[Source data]
---

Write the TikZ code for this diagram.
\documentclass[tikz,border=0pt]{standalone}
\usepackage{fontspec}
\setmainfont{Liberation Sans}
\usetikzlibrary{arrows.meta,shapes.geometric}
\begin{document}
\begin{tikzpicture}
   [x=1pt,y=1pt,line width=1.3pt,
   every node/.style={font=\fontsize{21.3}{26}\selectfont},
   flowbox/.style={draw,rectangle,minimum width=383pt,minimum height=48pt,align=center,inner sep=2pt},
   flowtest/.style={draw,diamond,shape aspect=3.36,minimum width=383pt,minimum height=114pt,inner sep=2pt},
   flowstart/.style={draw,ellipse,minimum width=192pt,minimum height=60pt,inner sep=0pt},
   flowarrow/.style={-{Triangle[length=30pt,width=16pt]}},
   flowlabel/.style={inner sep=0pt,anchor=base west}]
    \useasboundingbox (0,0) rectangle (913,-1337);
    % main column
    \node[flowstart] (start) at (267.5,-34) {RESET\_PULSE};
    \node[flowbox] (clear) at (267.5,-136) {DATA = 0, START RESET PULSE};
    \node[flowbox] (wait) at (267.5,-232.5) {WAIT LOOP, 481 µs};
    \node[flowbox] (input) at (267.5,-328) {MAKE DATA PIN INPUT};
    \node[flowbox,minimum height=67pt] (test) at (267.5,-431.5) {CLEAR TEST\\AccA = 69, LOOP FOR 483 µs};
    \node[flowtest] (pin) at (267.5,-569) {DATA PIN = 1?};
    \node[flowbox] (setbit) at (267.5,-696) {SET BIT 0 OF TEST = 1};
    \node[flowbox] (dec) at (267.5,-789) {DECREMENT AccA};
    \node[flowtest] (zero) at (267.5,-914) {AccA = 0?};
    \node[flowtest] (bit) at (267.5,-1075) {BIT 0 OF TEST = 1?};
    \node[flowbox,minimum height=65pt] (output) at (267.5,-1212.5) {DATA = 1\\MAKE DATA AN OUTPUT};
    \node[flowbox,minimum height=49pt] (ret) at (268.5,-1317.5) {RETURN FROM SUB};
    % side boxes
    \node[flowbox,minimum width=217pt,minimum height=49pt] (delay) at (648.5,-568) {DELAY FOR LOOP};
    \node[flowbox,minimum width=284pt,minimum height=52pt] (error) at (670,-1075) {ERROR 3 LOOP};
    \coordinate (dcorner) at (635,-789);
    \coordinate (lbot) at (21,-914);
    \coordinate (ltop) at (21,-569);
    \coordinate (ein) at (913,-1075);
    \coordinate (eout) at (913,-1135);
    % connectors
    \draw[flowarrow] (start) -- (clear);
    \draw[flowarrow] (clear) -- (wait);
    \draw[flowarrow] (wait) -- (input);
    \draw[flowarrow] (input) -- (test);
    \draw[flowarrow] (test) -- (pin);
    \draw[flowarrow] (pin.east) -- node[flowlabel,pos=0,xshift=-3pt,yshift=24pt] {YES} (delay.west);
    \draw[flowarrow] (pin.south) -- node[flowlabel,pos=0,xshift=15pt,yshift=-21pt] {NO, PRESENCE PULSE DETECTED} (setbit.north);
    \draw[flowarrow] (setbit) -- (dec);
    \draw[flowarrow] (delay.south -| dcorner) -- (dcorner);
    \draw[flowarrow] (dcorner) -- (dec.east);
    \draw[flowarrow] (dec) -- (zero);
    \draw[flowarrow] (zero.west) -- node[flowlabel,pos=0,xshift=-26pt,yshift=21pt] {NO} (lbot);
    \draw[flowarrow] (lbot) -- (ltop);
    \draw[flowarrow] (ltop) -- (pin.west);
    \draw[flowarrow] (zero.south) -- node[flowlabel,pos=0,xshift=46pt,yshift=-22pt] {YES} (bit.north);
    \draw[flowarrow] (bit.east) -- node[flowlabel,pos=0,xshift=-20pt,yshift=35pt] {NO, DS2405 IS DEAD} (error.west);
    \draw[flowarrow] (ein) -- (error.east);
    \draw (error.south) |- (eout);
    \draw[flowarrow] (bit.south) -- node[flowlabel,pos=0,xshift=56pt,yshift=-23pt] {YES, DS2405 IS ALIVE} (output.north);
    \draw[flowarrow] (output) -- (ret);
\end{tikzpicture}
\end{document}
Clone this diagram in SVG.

---

▶ [Goal of the exercise]: Exactly reproduce every record.

▶ [Full answer]:
Write the TikZ code for this diagram.
\documentclass[tikz,border=0pt]{standalone}
\usepackage{fontspec}
\setmainfont{Liberation Sans}
\usetikzlibrary{arrows.meta,shapes.geometric}
\begin{document}
\begin{tikzpicture}
   [x=1pt,y=1pt,line width=1.3pt,
   every node/.style={font=\fontsize{21.3}{26}\selectfont},
   flowbox/.style={draw,rectangle,minimum width=383pt,minimum height=48pt,align=center,inner sep=2pt},
   flowtest/.style={draw,diamond,shape aspect=3.36,minimum width=383pt,minimum height=114pt,inner sep=2pt},
   flowstart/.style={draw,ellipse,minimum width=192pt,minimum height=60pt,inner sep=0pt},
   flowarrow/.style={-{Triangle[length=30pt,width=16pt]}},
   flowlabel/.style={inner sep=0pt,anchor=base west}]
    \useasboundingbox (0,0) rectangle (913,-1337);
    % main column
    \node[flowstart] (start) at (267.5,-34) {RESET\_PULSE};
    \node[flowbox] (clear) at (267.5,-136) {DATA = 0, START RESET PULSE};
    \node[flowbox] (wait) at (267.5,-232.5) {WAIT LOOP, 481 µs};
    \node[flowbox] (input) at (267.5,-328) {MAKE DATA PIN INPUT};
    \node[flowbox,minimum height=67pt] (test) at (267.5,-431.5) {CLEAR TEST\\AccA = 69, LOOP FOR 483 µs};
    \node[flowtest] (pin) at (267.5,-569) {DATA PIN = 1?};
    \node[flowbox] (setbit) at (267.5,-696) {SET BIT 0 OF TEST = 1};
    \node[flowbox] (dec) at (267.5,-789) {DECREMENT AccA};
    \node[flowtest] (zero) at (267.5,-914) {AccA = 0?};
    \node[flowtest] (bit) at (267.5,-1075) {BIT 0 OF TEST = 1?};
    \node[flowbox,minimum height=65pt] (output) at (267.5,-1212.5) {DATA = 1\\MAKE DATA AN OUTPUT};
    \node[flowbox,minimum height=49pt] (ret) at (268.5,-1317.5) {RETURN FROM SUB};
    % side boxes
    \node[flowbox,minimum width=217pt,minimum height=49pt] (delay) at (648.5,-568) {DELAY FOR LOOP};
    \node[flowbox,minimum width=284pt,minimum height=52pt] (error) at (670,-1075) {ERROR 3 LOOP};
    \coordinate (dcorner) at (635,-789);
    \coordinate (lbot) at (21,-914);
    \coordinate (ltop) at (21,-569);
    \coordinate (ein) at (913,-1075);
    \coordinate (eout) at (913,-1135);
    % connectors
    \draw[flowarrow] (start) -- (clear);
    \draw[flowarrow] (clear) -- (wait);
    \draw[flowarrow] (wait) -- (input);
    \draw[flowarrow] (input) -- (test);
    \draw[flowarrow] (test) -- (pin);
    \draw[flowarrow] (pin.east) -- node[flowlabel,pos=0,xshift=-3pt,yshift=24pt] {YES} (delay.west);
    \draw[flowarrow] (pin.south) -- node[flowlabel,pos=0,xshift=15pt,yshift=-21pt] {NO, PRESENCE PULSE DETECTED} (setbit.north);
    \draw[flowarrow] (setbit) -- (dec);
    \draw[flowarrow] (delay.south -| dcorner) -- (dcorner);
    \draw[flowarrow] (dcorner) -- (dec.east);
    \draw[flowarrow] (dec) -- (zero);
    \draw[flowarrow] (zero.west) -- node[flowlabel,pos=0,xshift=-26pt,yshift=21pt] {NO} (lbot);
    \draw[flowarrow] (lbot) -- (ltop);
    \draw[flowarrow] (ltop) -- (pin.west);
    \draw[flowarrow] (zero.south) -- node[flowlabel,pos=0,xshift=46pt,yshift=-22pt] {YES} (bit.north);
    \draw[flowarrow] (bit.east) -- node[flowlabel,pos=0,xshift=-20pt,yshift=35pt] {NO, DS2405 IS DEAD} (error.west);
    \draw[flowarrow] (ein) -- (error.east);
    \draw (error.south) |- (eout);
    \draw[flowarrow] (bit.south) -- node[flowlabel,pos=0,xshift=56pt,yshift=-23pt] {YES, DS2405 IS ALIVE} (output.north);
    \draw[flowarrow] (output) -- (ret);
\end{tikzpicture}
\end{document}
Clone this diagram in SVG.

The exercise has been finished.